──────── Raw data ────────
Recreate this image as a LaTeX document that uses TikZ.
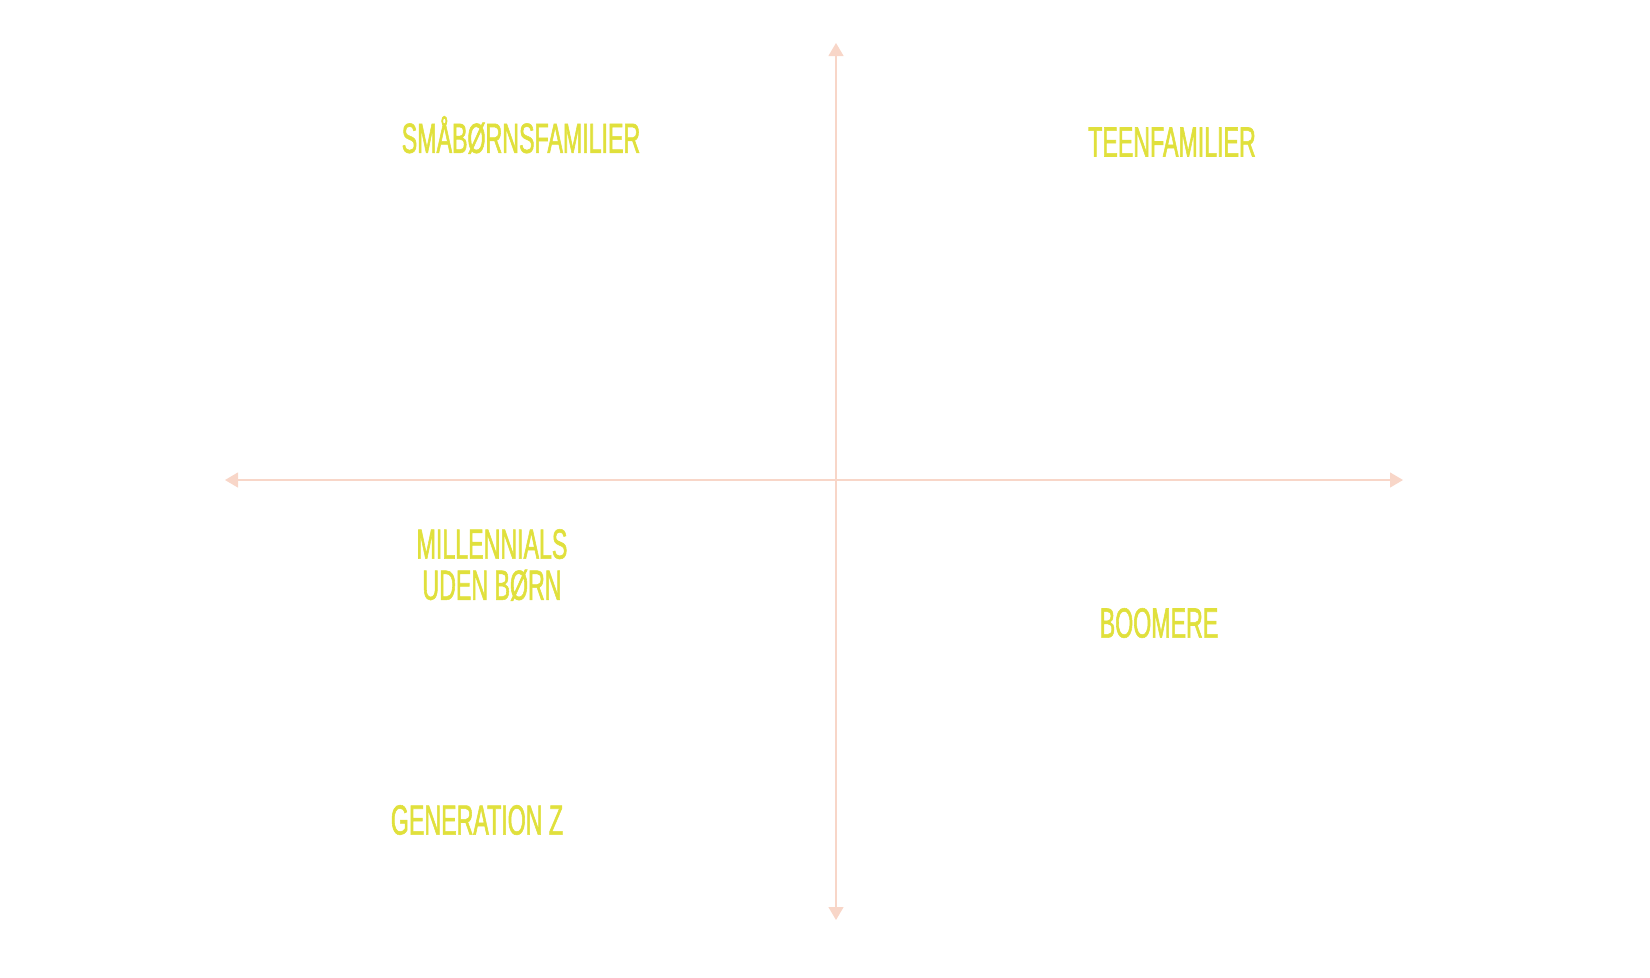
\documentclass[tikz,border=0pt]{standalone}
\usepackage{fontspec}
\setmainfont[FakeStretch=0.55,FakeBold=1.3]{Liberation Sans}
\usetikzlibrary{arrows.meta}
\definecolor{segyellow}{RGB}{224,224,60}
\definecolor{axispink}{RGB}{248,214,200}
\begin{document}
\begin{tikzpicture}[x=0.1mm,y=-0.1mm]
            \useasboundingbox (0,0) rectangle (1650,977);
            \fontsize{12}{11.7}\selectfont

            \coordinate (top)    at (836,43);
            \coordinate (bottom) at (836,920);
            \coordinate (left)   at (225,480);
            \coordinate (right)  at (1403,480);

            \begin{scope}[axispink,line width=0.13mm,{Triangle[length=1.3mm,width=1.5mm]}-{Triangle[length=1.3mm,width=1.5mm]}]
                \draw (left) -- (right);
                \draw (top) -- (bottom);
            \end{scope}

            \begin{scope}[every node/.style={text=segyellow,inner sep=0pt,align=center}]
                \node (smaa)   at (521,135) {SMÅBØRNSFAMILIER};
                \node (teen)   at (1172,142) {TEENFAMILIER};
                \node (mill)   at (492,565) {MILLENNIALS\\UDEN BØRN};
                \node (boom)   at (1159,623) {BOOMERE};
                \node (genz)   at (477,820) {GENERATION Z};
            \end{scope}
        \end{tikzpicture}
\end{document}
────────
_Task description:_ Leave out the pictures and print every line of the data exactly.

_Right answer:_
Recreate this image as a LaTeX document that uses TikZ.
\documentclass[tikz,border=0pt]{standalone}
\usepackage{fontspec}
\setmainfont[FakeStretch=0.55,FakeBold=1.3]{Liberation Sans}
\usetikzlibrary{arrows.meta}
\definecolor{segyellow}{RGB}{224,224,60}
\definecolor{axispink}{RGB}{248,214,200}
\begin{document}
\begin{tikzpicture}[x=0.1mm,y=-0.1mm]
            \useasboundingbox (0,0) rectangle (1650,977);
            \fontsize{12}{11.7}\selectfont

            \coordinate (top)    at (836,43);
            \coordinate (bottom) at (836,920);
            \coordinate (left)   at (225,480);
            \coordinate (right)  at (1403,480);

            \begin{scope}[axispink,line width=0.13mm,{Triangle[length=1.3mm,width=1.5mm]}-{Triangle[length=1.3mm,width=1.5mm]}]
                \draw (left) -- (right);
                \draw (top) -- (bottom);
            \end{scope}

            \begin{scope}[every node/.style={text=segyellow,inner sep=0pt,align=center}]
                \node (smaa)   at (521,135) {SMÅBØRNSFAMILIER};
                \node (teen)   at (1172,142) {TEENFAMILIER};
                \node (mill)   at (492,565) {MILLENNIALS\\UDEN BØRN};
                \node (boom)   at (1159,623) {BOOMERE};
                \node (genz)   at (477,820) {GENERATION Z};
            \end{scope}
        \end{tikzpicture}
\end{document}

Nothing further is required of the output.